**Task instructions**
Repeat the lines exactly from the line that contains "Recreate this image" through the line that contains "import * as"; leave images out and add nothing.

* Start Source records *

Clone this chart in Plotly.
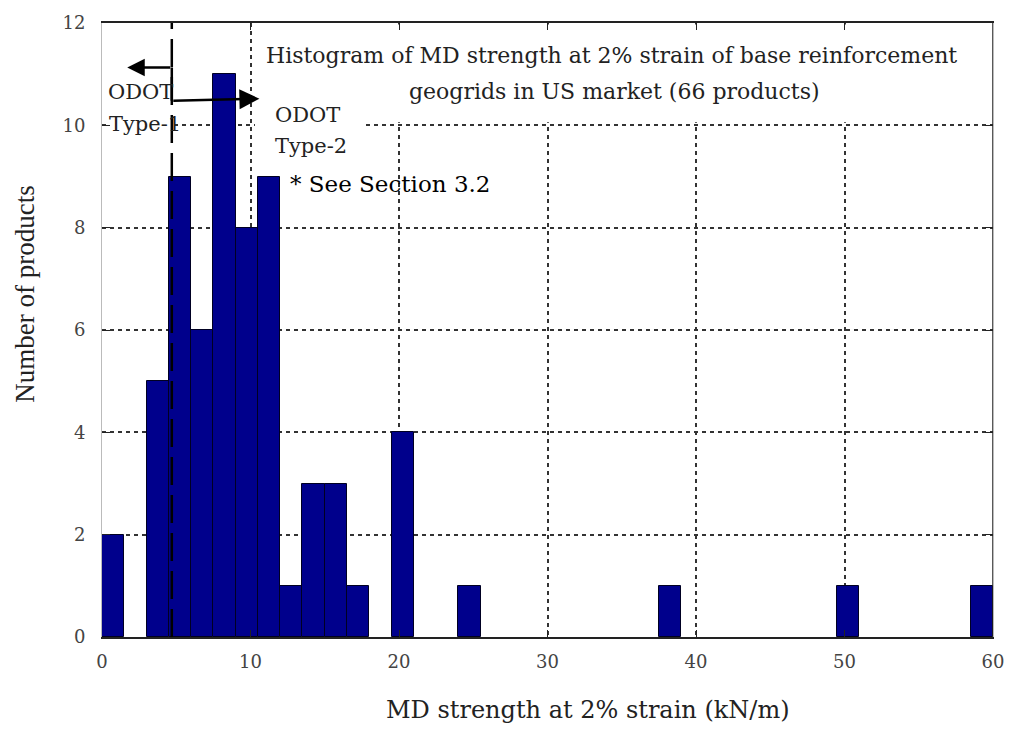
import plotly.graph_objects as go

# Histogram data (bin width 1.5 kN/m)
bin_centers = [0.75, 3.75, 5.25, 6.75, 8.25, 9.75, 11.25, 12.75, 14.25, 15.75, 17.25, 20.25, 24.75, 38.25, 50.25, 59.25]
counts = [2, 5, 9, 6, 11, 8, 9, 1, 3, 3, 1, 4, 1, 1, 1, 1]
bin_width = 1.5

x_ticks = [0, 10, 20, 30, 40, 50, 60]
y_ticks = [0, 2, 4, 6, 8, 10, 12]

odot_boundary = 4.7

title_line1 = "Histogram of MD strength at 2% strain of base reinforcement"
title_line2 = "geogrids in US market (66 products)"
x_title = "MD strength at 2% strain (kN/m)"
y_title = "Number of products"

SERIF = "DejaVu Serif"

fig = go.Figure()
fig.add_trace(go.Bar(
    x=bin_centers, y=counts, width=[bin_width] * len(counts),
    marker=dict(color="#00008C", line=dict(color="#000022", width=1)),
    showlegend=False, hoverinfo="x+y",
))

grid = dict(showgrid=True, gridcolor="#333333", gridwidth=1.5, griddash="4px,4px")

fig.update_layout(
    width=1016, height=730,
    margin=dict(l=102, r=21, t=15, b=93),
    paper_bgcolor="white", plot_bgcolor="white",
    bargap=0,
    xaxis=dict(range=[0, 60], tickvals=x_ticks, ticktext=[str(v) for v in x_ticks],
               showline=True, linecolor="#222222", linewidth=1.5, mirror="ticks",
               ticks="inside", ticklen=7, tickcolor="#222222",
               tickfont=dict(family=SERIF, size=18, color="#444444"),
               ticklabelstandoff=8, zeroline=False, **grid),
    yaxis=dict(range=[0, 12], tickvals=y_ticks, ticktext=[str(v) for v in y_ticks],
               showline=True, linecolor="#BBBBBB", linewidth=1,
               ticks="inside", ticklen=8, tickcolor="#222222", mirror="ticks",
               tickfont=dict(family=SERIF, size=18, color="#444444"),
               ticklabelstandoff=12, zeroline=False, **grid),
)

shapes = [
    # white background behind the title text
    dict(type="rect", xref="x", yref="y", x0=10.3, x1=59.95, y0=10.06, y1=11.97,
         fillcolor="white", line=dict(width=0), layer="between"),
    # white background behind ODOT Type-2 label
    dict(type="rect", xref="x", yref="y", x0=10.3, x1=17.6, y0=9.4, y1=10.1,
         fillcolor="white", line=dict(width=0), layer="between"),
    # white background behind Type-1 label
    dict(type="rect", xref="x", yref="y", x0=0.4, x1=4.6, y0=9.7, y1=10.3,
         fillcolor="white", line=dict(width=0), layer="between"),
    # right border
    dict(type="line", xref="x", yref="y", x0=60, x1=60, y0=0, y1=12,
         line=dict(color="#222222", width=1.5), layer="above"),
    # ODOT boundary (long dashed)
    dict(type="line", xref="x", yref="y", x0=odot_boundary, x1=odot_boundary, y0=0, y1=12,
         line=dict(color="black", width=2.5, dash="28px,10px"), layer="above"),
    # connector between the two arrows
    dict(type="line", xref="x", yref="y", x0=odot_boundary, x1=odot_boundary, y0=10.48, y1=11.13,
         line=dict(color="black", width=2.5), layer="above"),
]
fig.update_layout(shapes=shapes)

ann = []
# arrows
ann.append(dict(x=1.7, y=11.13, ax=odot_boundary, ay=11.13, xref="x", yref="y", axref="x", ayref="y",
                showarrow=True, arrowhead=2, arrowsize=1.4, arrowwidth=2.5, arrowcolor="black", text=""))
ann.append(dict(x=10.6, y=10.52, ax=odot_boundary, ay=10.48, xref="x", yref="y", axref="x", ayref="y",
                showarrow=True, arrowhead=2, arrowsize=1.6, arrowwidth=2.5, arrowcolor="black", text=""))
# texts
txt = dict(showarrow=False, xref="x", yref="y", font=dict(family=SERIF, size=21, color="#222222"))
ann.append(dict(x=0.25, y=10.66, text="ODOT", xanchor="left", yanchor="middle", **txt))
ann.append(dict(x=0.35, y=10.02, text="Type-1", xanchor="left", yanchor="middle", **txt))
ann.append(dict(x=11.5, y=10.21, text="ODOT", xanchor="left", yanchor="middle", **txt))
ann.append(dict(x=11.5, y=9.59, text="Type-2", xanchor="left", yanchor="middle", **txt))
ann.append(dict(x=12.55, y=8.86, text="* See Section 3.2", xanchor="left", yanchor="middle",
                showarrow=False, xref="x", yref="y", font=dict(family=SERIF, size=23, color="black")))
ann.append(dict(x=34.3, y=11.36, text=title_line1, xanchor="center", yanchor="middle",
                showarrow=False, xref="x", yref="y", font=dict(family=SERIF, size=22, color="#222222")))
ann.append(dict(x=34.5, y=10.66, text=title_line2, xanchor="center", yanchor="middle",
                showarrow=False, xref="x", yref="y", font=dict(family=SERIF, size=22, color="#222222")))
# axis titles
ann.append(dict(x=32.7, y=-(711 - 637) / 622, text=x_title, xanchor="center", yanchor="middle",
                showarrow=False, xref="x", yref="paper", font=dict(family=SERIF, size=24, color="#222222")))
ann.append(dict(x=-(102 - 25) / 893, y=(637 - 290) / 622, text=y_title, textangle=-90,
                xanchor="center", yanchor="middle", showarrow=False, xref="paper", yref="paper",
                font=dict(family="Liberation Serif", size=27, color="#222222")))
fig.update_layout(annotations=ann)

fig.write_html("out.html")
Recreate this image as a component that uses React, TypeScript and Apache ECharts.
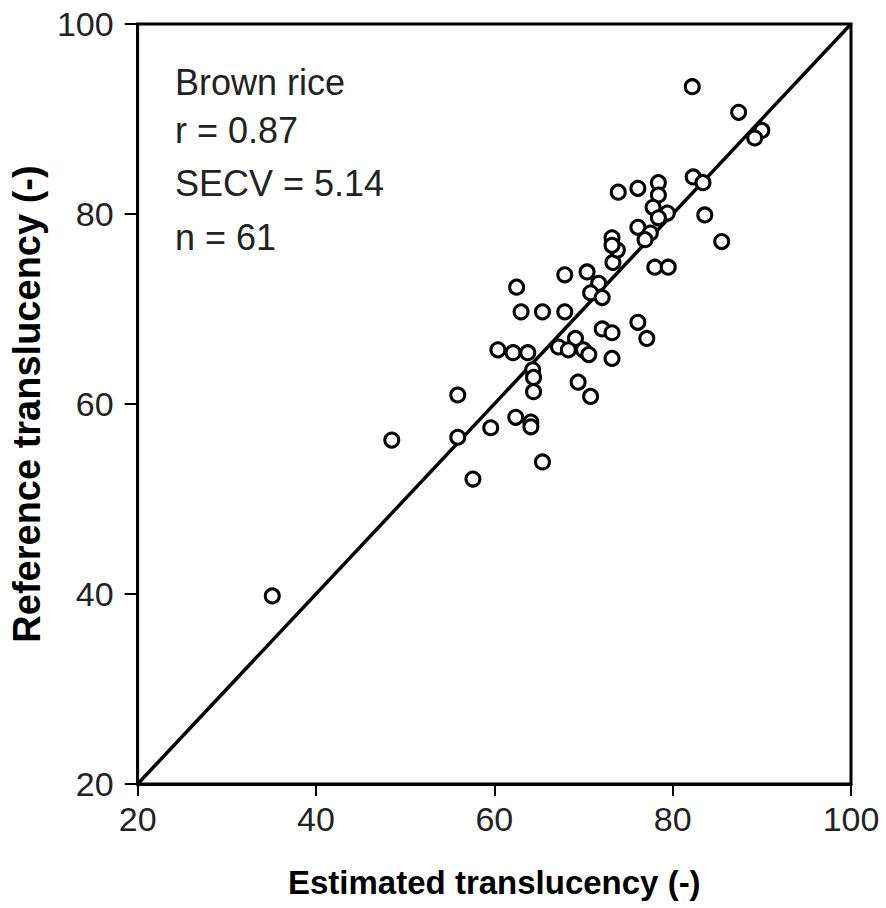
import React, { useEffect, useRef } from "react";
import * as echarts from "echarts";

const estimated: number[] = [
  35.1, 48.5, 55.9, 55.9, 57.6, 59.6, 60.4, 62.1, 63.75, 62.5,
  63.0, 65.4, 67.9, 67.9, 70.4, 71.7, 70.8, 72.1, 73.3, 73.8,
  73.2, 73.9, 76.1, 78.4, 78.4, 77.8, 79.4, 78.4, 76.1, 77.5,
  76.9, 82.2, 87.4, 90.0, 89.2, 82.3, 83.4, 83.6, 85.5, 78.0,
  79.5, 76.1, 77.1, 72.1, 73.2, 69.1, 67.2, 68.3, 70.0, 70.6,
  73.2, 64.3, 64.4, 69.4, 70.8, 62.4, 64.1, 64.1, 65.4, 64.4,
  73.2,
];
const reference: number[] = [
  39.8, 56.2, 60.95, 56.5, 52.1, 57.5, 65.7, 65.4, 65.4, 72.3,
  69.7, 69.7, 69.7, 73.6, 73.9, 72.7, 71.7, 71.2, 74.9, 76.2,
  77.5, 82.3, 82.7, 83.3, 82.0, 80.7, 80.1, 79.6, 78.6, 78.0,
  77.3, 93.4, 90.7, 88.8, 88.0, 83.9, 83.3, 79.9, 77.1, 74.4,
  74.4, 68.6, 66.9, 67.9, 67.5, 66.9, 66.0, 65.7, 65.7, 65.2,
  64.8, 63.6, 61.3, 62.3, 60.8, 58.6, 58.1, 57.6, 53.9, 62.8,
  76.7,
];
const identityLine: number[][] = [
  [20, 20],
  [100, 100],
];
const annotations: string[] = ["Brown rice", "r = 0.87", "SECV = 5.14", "n = 61"];
const annotationTops: number[] = [64, 112, 165, 219];

const FONT = "'Liberation Sans', Arial, sans-serif";

export default function App() {
  const ref = useRef<HTMLDivElement>(null);
  useEffect(() => {
    if (!ref.current) return;
    const chart = echarts.init(ref.current, null, { renderer: "svg" });
    const points = estimated.map((x, i) => [x, reference[i]]);
    chart.setOption({
      animation: false,
      backgroundColor: "#fff",
      grid: {
        left: 135,
        right: 35,
        top: 24,
        bottom: 124,
        show: true,
        borderColor: "#000",
        borderWidth: 3,
        backgroundColor: "transparent",
      },
      xAxis: {
        type: "value",
        min: 20,
        max: 100,
        interval: 20,
        name: "Estimated translucency (-)",
        nameLocation: "middle",
        nameGap: 82,
        nameTextStyle: { fontFamily: FONT, fontSize: 33, fontWeight: "bold", color: "#000" },
        axisLine: { show: true, onZero: false, lineStyle: { color: "#000", width: 3 } },
        axisTick: { show: true, inside: false, length: 12, lineStyle: { color: "#000", width: 2 } },
        axisLabel: { fontFamily: FONT, fontSize: 34, color: "#222", margin: 18 },
        splitLine: { show: false },
      },
      yAxis: {
        type: "value",
        min: 20,
        max: 100,
        interval: 20,
        name: "Reference translucency (-)",
        nameLocation: "middle",
        nameGap: 88,
        nameTextStyle: { fontFamily: FONT, fontSize: 38, fontWeight: "bold", color: "#000" },
        axisLine: { show: true, onZero: false, lineStyle: { color: "#000", width: 3 } },
        axisTick: { show: true, inside: false, length: 13, lineStyle: { color: "#000", width: 2 } },
        axisLabel: { fontFamily: FONT, fontSize: 34, color: "#222", margin: 24 },
        splitLine: { show: false },
      },
      graphic: annotations.map((t, i) => ({
        type: "text",
        left: 175,
        top: annotationTops[i],
        style: { text: t, fontFamily: FONT, fontSize: 36, fill: "#222" },
      })),
      series: [
        {
          type: "line",
          data: identityLine,
          showSymbol: false,
          symbol: "none",
          lineStyle: { color: "#000", width: 3.5 },
          z: 2,
        },
        {
          type: "scatter",
          data: points,
          symbol: "circle",
          symbolSize: 14,
          itemStyle: { color: "#fff", borderColor: "#000", borderWidth: 3, opacity: 1 },
          z: 3,
        },
      ],
    });
    return () => chart.dispose();
  }, []);
  return (
    <div
      ref={ref}
      style={{ position: "absolute", left: 0, top: 0, width: 886, height: 908 }}
    />
  );
}
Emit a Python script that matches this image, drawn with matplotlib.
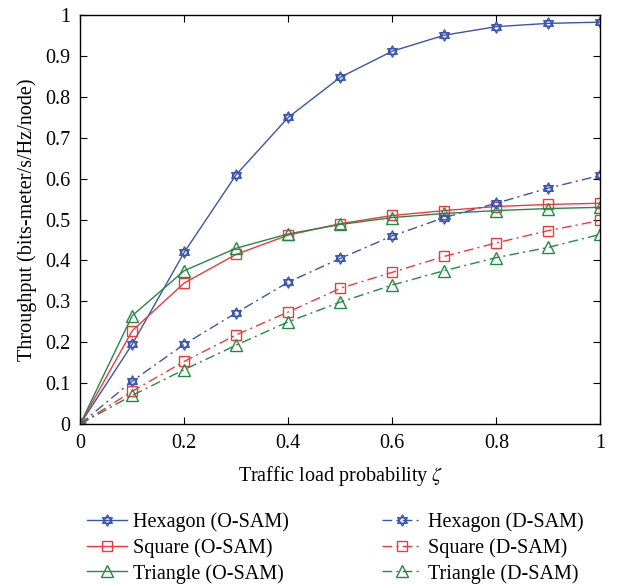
import numpy as np
import matplotlib
matplotlib.use("Agg")
import matplotlib.pyplot as plt
from matplotlib.path import Path

plt.rcParams["font.family"] = "Liberation Serif"
plt.rcParams["mathtext.fontset"] = "stix"

load = [0, 0.1, 0.2, 0.3, 0.4, 0.5, 0.6, 0.7, 0.8, 0.9, 1.0]
hex_o = [0, 0.195, 0.42, 0.61, 0.75, 0.848, 0.912, 0.951, 0.972, 0.980, 0.983]
sq_o = [0, 0.228, 0.345, 0.415, 0.462, 0.490, 0.510, 0.522, 0.532, 0.537, 0.540]
tri_o = [0, 0.265, 0.375, 0.430, 0.465, 0.488, 0.505, 0.515, 0.522, 0.527, 0.530]
hex_d = [0, 0.105, 0.195, 0.272, 0.347, 0.405, 0.460, 0.505, 0.540, 0.577, 0.608]
sq_d = [0, 0.080, 0.153, 0.218, 0.274, 0.332, 0.371, 0.410, 0.443, 0.473, 0.498]
tri_d = [0, 0.070, 0.133, 0.193, 0.250, 0.298, 0.340, 0.375, 0.407, 0.432, 0.464]

# hexagram marker built from two triangles
a = np.deg2rad([90, 210, 330, 90])
b = np.deg2rad([270, 30, 150, 270])
verts = list(zip(np.cos(a), np.sin(a))) + list(zip(np.cos(b), np.sin(b)))
codes = [Path.MOVETO, Path.LINETO, Path.LINETO, Path.CLOSEPOLY] * 2
hexagram = Path(verts, codes)

blue = "#3a55b0"
red = "#f03a3a"
green = "#238a45"
dashdot = (0, (7, 3, 1.5, 3))

fig = plt.figure(figsize=(6.17, 5.84), dpi=100)
ax = fig.add_axes([0.130, 0.274, 0.843, 0.700])

ms = 7
ax.plot(load, hex_o, color=blue, lw=1, marker=hexagram, ms=8, mfc="none", mew=1, label="Hexagon (O-SAM)")
ax.plot(load, sq_o, color=red, lw=1, marker="s", ms=ms, mfc="none", mew=1, label="Square (O-SAM)")
ax.plot(load, tri_o, color=green, lw=1, marker="^", ms=8, mfc="none", mew=1, label="Triangle (O-SAM)")
ax.plot(load, hex_d, color=blue, lw=1, ls=dashdot, marker=hexagram, ms=8, mfc="none", mew=1, label="Hexagon (D-SAM)")
ax.plot(load, sq_d, color=red, lw=1, ls=dashdot, marker="s", ms=ms, mfc="none", mew=1, label="Square (D-SAM)")
ax.plot(load, tri_d, color=green, lw=1, ls=dashdot, marker="^", ms=8, mfc="none", mew=1, label="Triangle (D-SAM)")

ax.set_xlim(0, 1)
ax.set_ylim(0, 1)
ax.set_xticks(np.arange(0, 1.01, 0.2))
ax.set_xticklabels(["0", "0.2", "0.4", "0.6", "0.8", "1"])
ax.set_yticks(np.arange(0, 1.01, 0.1))
ax.set_yticklabels(["0", "0.1", "0.2", "0.3", "0.4", "0.5", "0.6", "0.7", "0.8", "0.9", "1"])
ax.tick_params(direction="in", top=True, right=True, labelsize=14.5, length=5, pad=7)
for s in ax.spines.values():
    s.set_linewidth(1)

ax.set_xlabel("Traffic load probability $\\zeta$", fontsize=14.5, labelpad=8)
ax.set_ylabel("Throughput (bits-meter/s/Hz/node)", fontsize=14.5, labelpad=6)

fig.legend(loc="lower left", bbox_to_anchor=(0.128, -0.013), ncol=2, frameon=False,
           fontsize=14.5, handlelength=2.0, handletextpad=0.3, columnspacing=4.6,
           labelspacing=0.3, borderaxespad=0)

fig.savefig("out.png", dpi=100)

* End Source records *

**Exercise result**
Recreate this image as a component that uses React, TypeScript and Apache ECharts.
import React, { useEffect, useRef } from "react";
import * as echarts from "echarts";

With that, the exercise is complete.